Exercise brief: Below is a listing to write out in full, exactly as given, without its pictures.

Supplied material:
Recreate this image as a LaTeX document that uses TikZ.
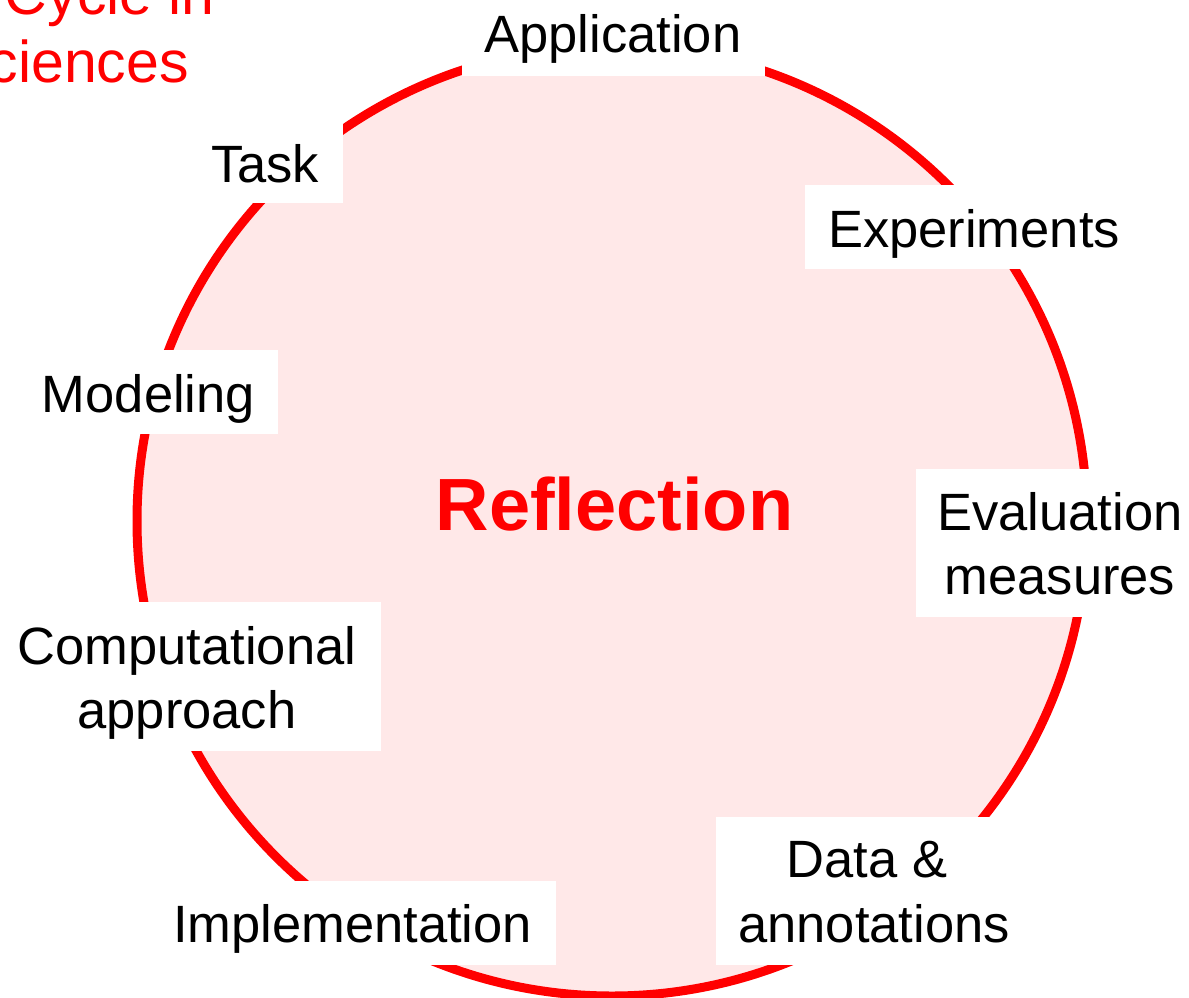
\documentclass[tikz,border=0pt]{standalone}
\usepackage{fontspec}
\setmainfont{Liberation Sans}
\definecolor{pinkfill}{RGB}{255,232,232}
\definecolor{cyclered}{RGB}{255,0,0}
\begin{document}
\begin{tikzpicture}[x=1pt,y=-1pt,
  box/.style={fill=white,draw=none,inner sep=0pt,rectangle},
  lbl/.style={font=\fontsize{52.5}{60}\selectfont,text=black,anchor=base,inner sep=0pt},
  ttl/.style={font=\fontsize{59}{64}\selectfont,text=cyclered,anchor=base east,inner sep=0pt}]
\useasboundingbox (0,0) rectangle (1189,998);
\clip (0,0) rectangle (1189,998);
% cycle
\node[circle, draw=cyclered, fill=pinkfill, line width=9pt, minimum size=950pt, inner sep=0pt] (cyc) at (612,521) {};
% title (cut off at the edge, as in the reference)
\node[ttl] (t1) at (215,15) {Cycle in};
\node[ttl] (t2) at (189,83) {Sciences};
% label boxes
\node[box, minimum width=303pt, minimum height=86pt] (appbox) at (613.5,33) {};
\node[box, minimum width=157pt, minimum height=85pt] (taskbox) at (264.5,160.5) {};
\node[box, minimum width=337pt, minimum height=84pt] (expbox) at (973.5,227) {};
\node[box, minimum width=259pt, minimum height=84pt] (modbox) at (148.5,392) {};
\node[box, minimum width=288pt, minimum height=148pt] (evalbox) at (1060,543) {};
\node[box, minimum width=388pt, minimum height=149pt] (compbox) at (187,676.5) {};
\node[box, minimum width=407pt, minimum height=84pt] (implbox) at (352.5,923) {};
\node[box, minimum width=316pt, minimum height=148pt] (databox) at (874,891) {};
% texts
\node[lbl] (app) at (613,53) {Application};
\node[lbl] (task) at (265,182) {Task};
\node[lbl] (exp) at (974,247) {Experiments};
\node[lbl] (mod) at (148.5,412) {Modeling};
\node[lbl] (eval1) at (1060,530) {Evaluation};
\node[lbl] (eval2) at (1060,594) {measures};
\node[lbl] (comp1) at (187,664) {Computational};
\node[lbl] (comp2) at (187,728) {approach};
\node[lbl] (impl) at (352.5,942) {Implementation};
\node[lbl] (data1) at (867,877) {Data \&};
\node[lbl] (data2) at (874,942) {annotations};
% centre
\node[font=\bfseries\fontsize{74}{80}\selectfont, text=cyclered, anchor=base, inner sep=0pt] (refl) at (614.5,530) {Reflection};
\end{tikzpicture}
\end{document}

Completed exercise:
Recreate this image as a LaTeX document that uses TikZ.
\documentclass[tikz,border=0pt]{standalone}
\usepackage{fontspec}
\setmainfont{Liberation Sans}
\definecolor{pinkfill}{RGB}{255,232,232}
\definecolor{cyclered}{RGB}{255,0,0}
\begin{document}
\begin{tikzpicture}[x=1pt,y=-1pt,
  box/.style={fill=white,draw=none,inner sep=0pt,rectangle},
  lbl/.style={font=\fontsize{52.5}{60}\selectfont,text=black,anchor=base,inner sep=0pt},
  ttl/.style={font=\fontsize{59}{64}\selectfont,text=cyclered,anchor=base east,inner sep=0pt}]
\useasboundingbox (0,0) rectangle (1189,998);
\clip (0,0) rectangle (1189,998);
% cycle
\node[circle, draw=cyclered, fill=pinkfill, line width=9pt, minimum size=950pt, inner sep=0pt] (cyc) at (612,521) {};
% title (cut off at the edge, as in the reference)
\node[ttl] (t1) at (215,15) {Cycle in};
\node[ttl] (t2) at (189,83) {Sciences};
% label boxes
\node[box, minimum width=303pt, minimum height=86pt] (appbox) at (613.5,33) {};
\node[box, minimum width=157pt, minimum height=85pt] (taskbox) at (264.5,160.5) {};
\node[box, minimum width=337pt, minimum height=84pt] (expbox) at (973.5,227) {};
\node[box, minimum width=259pt, minimum height=84pt] (modbox) at (148.5,392) {};
\node[box, minimum width=288pt, minimum height=148pt] (evalbox) at (1060,543) {};
\node[box, minimum width=388pt, minimum height=149pt] (compbox) at (187,676.5) {};
\node[box, minimum width=407pt, minimum height=84pt] (implbox) at (352.5,923) {};
\node[box, minimum width=316pt, minimum height=148pt] (databox) at (874,891) {};
% texts
\node[lbl] (app) at (613,53) {Application};
\node[lbl] (task) at (265,182) {Task};
\node[lbl] (exp) at (974,247) {Experiments};
\node[lbl] (mod) at (148.5,412) {Modeling};
\node[lbl] (eval1) at (1060,530) {Evaluation};
\node[lbl] (eval2) at (1060,594) {measures};
\node[lbl] (comp1) at (187,664) {Computational};
\node[lbl] (comp2) at (187,728) {approach};
\node[lbl] (impl) at (352.5,942) {Implementation};
\node[lbl] (data1) at (867,877) {Data \&};
\node[lbl] (data2) at (874,942) {annotations};
% centre
\node[font=\bfseries\fontsize{74}{80}\selectfont, text=cyclered, anchor=base, inner sep=0pt] (refl) at (614.5,530) {Reflection};
\end{tikzpicture}
\end{document}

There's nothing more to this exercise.